Entering the first national lockdown a year ago today, people affected by breast cancer faced additional challenges, such as appointments and treatments being paused or cancelled, and at a time of social isolation and separation from loved ones.
As a clinical nurse specialist on Breast Cancer Now’s helpline, I hear daily how the pandemic has exacerbated an already worrying and uncertain time for people affected by breast cancer.
That’s why, when Covid-19 paused our face-to-face events and courses, we rapidly moved our services online, so that we could continue to be there for people who we know need our support now more than ever – our online services mean we’re one click away for anyone, at any time, following a breast cancer diagnosis.

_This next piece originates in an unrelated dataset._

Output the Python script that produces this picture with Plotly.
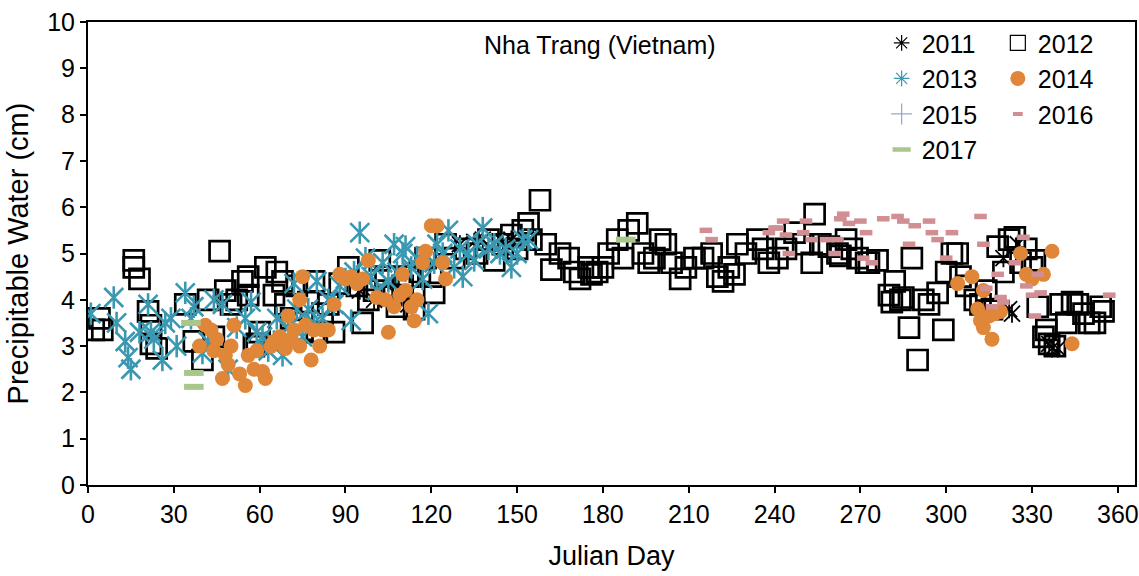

Thanks to support received from players of People’s Postcode Lottery, our Moving Forward Online courses help people adjust to life after hospital treatment, offering specialist information and the chance to connect in a safe space with others who understand.
Through Younger Women Together Online, women aged up to 45 join small groups to meet and hear from experts on issues including treatment, fertility, exercise, and mental health.
For people living with incurable secondary breast cancer, we know how valuable it is to connect with others who share similar uncertainties and challenges, so our Living With Secondary Breast Cancer Online course is available 24/7, offering emotional wellbeing support and information.
No-one should face breast cancer alone; we’re always here, via our helpline and our online services. Sign up now: breastcancernow.org/online-services
Rachel Rawson, Breast Cancer Now clinical nurse specialist.